MATERIAL PROVIDED:
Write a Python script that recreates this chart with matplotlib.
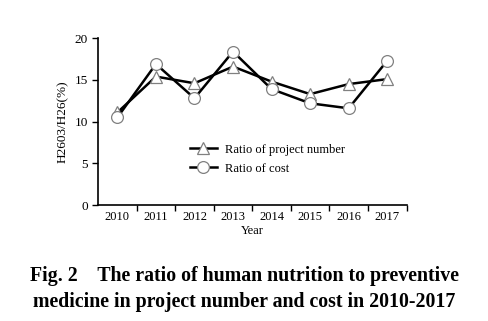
import numpy as np
import matplotlib.pyplot as plt
from matplotlib.ticker import FixedLocator

years = [2010, 2011, 2012, 2013, 2014, 2015, 2016, 2017]
ratio_number = [11.1, 15.4, 14.6, 16.6, 14.8, 13.3, 14.5, 15.1]
ratio_cost = [10.5, 16.9, 12.8, 18.4, 13.9, 12.2, 11.6, 17.3]

plt.rcParams['font.family'] = ['Liberation Serif', 'DejaVu Serif']

fig = plt.figure(figsize=(4.88, 3.21), dpi=100)
ax = fig.add_axes([0.201, 0.361, 0.632, 0.520])

ax.plot(years, ratio_number, color='black', lw=1.8, marker='^', ms=8.5,
        mfc='white', mec='#808080', mew=0.9, label='Ratio of project number')
ax.plot(years, ratio_cost, color='black', lw=1.8, marker='o', ms=8.5,
        mfc='white', mec='#808080', mew=0.9, label='Ratio of cost')

ax.set_xlim(2009.5, 2017.5)
ax.set_ylim(0, 20)
ax.set_yticks([0, 5, 10, 15, 20])
ax.xaxis.set_major_locator(FixedLocator(np.arange(2010.5, 2018, 1)))
ax.xaxis.set_minor_locator(FixedLocator(years))
ax.set_xticklabels([])
ax.set_xticklabels([str(y) for y in years], minor=True)
ax.tick_params(axis='x', which='major', length=4, width=1, direction='out')
ax.tick_params(axis='x', which='minor', length=0, pad=4, labelsize=9)
ax.tick_params(axis='y', length=4, width=1, labelsize=9.5)

ax.spines['top'].set_visible(False)
ax.spines['right'].set_visible(False)
ax.spines['left'].set_linewidth(1.2)
ax.spines['bottom'].set_linewidth(1.2)

ax.set_xlabel('Year', fontsize=9, labelpad=2)
ax.set_ylabel('H2603/H26(%)', fontsize=9.5, labelpad=4)

ax.legend(loc='upper left', bbox_to_anchor=(0.26, 0.435), frameon=False,
          fontsize=9, handlelength=2.2, handletextpad=0.6, labelspacing=0.55)

fig.text(0.5, 0.125, 'Fig. 2    The ratio of human nutrition to preventive',
         ha='center', fontsize=14.3, fontweight='bold')
fig.text(0.5, 0.045, 'medicine in project number and cost in 2010-2017',
         ha='center', fontsize=14.3, fontweight='bold')

fig.savefig('out.png', dpi=100)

INSTRUCTIONS TO FOLLOW: Skip the pictures, please, and transcribe only the lines from the beginning of the material through the one that contains "ax = fig.add_axes([0.201, 0.361, 0.632, 0.520])".

SOLVED PROBLEM:
Write a Python script that recreates this chart with matplotlib.
import numpy as np
import matplotlib.pyplot as plt
from matplotlib.ticker import FixedLocator

years = [2010, 2011, 2012, 2013, 2014, 2015, 2016, 2017]
ratio_number = [11.1, 15.4, 14.6, 16.6, 14.8, 13.3, 14.5, 15.1]
ratio_cost = [10.5, 16.9, 12.8, 18.4, 13.9, 12.2, 11.6, 17.3]

plt.rcParams['font.family'] = ['Liberation Serif', 'DejaVu Serif']

fig = plt.figure(figsize=(4.88, 3.21), dpi=100)
ax = fig.add_axes([0.201, 0.361, 0.632, 0.520])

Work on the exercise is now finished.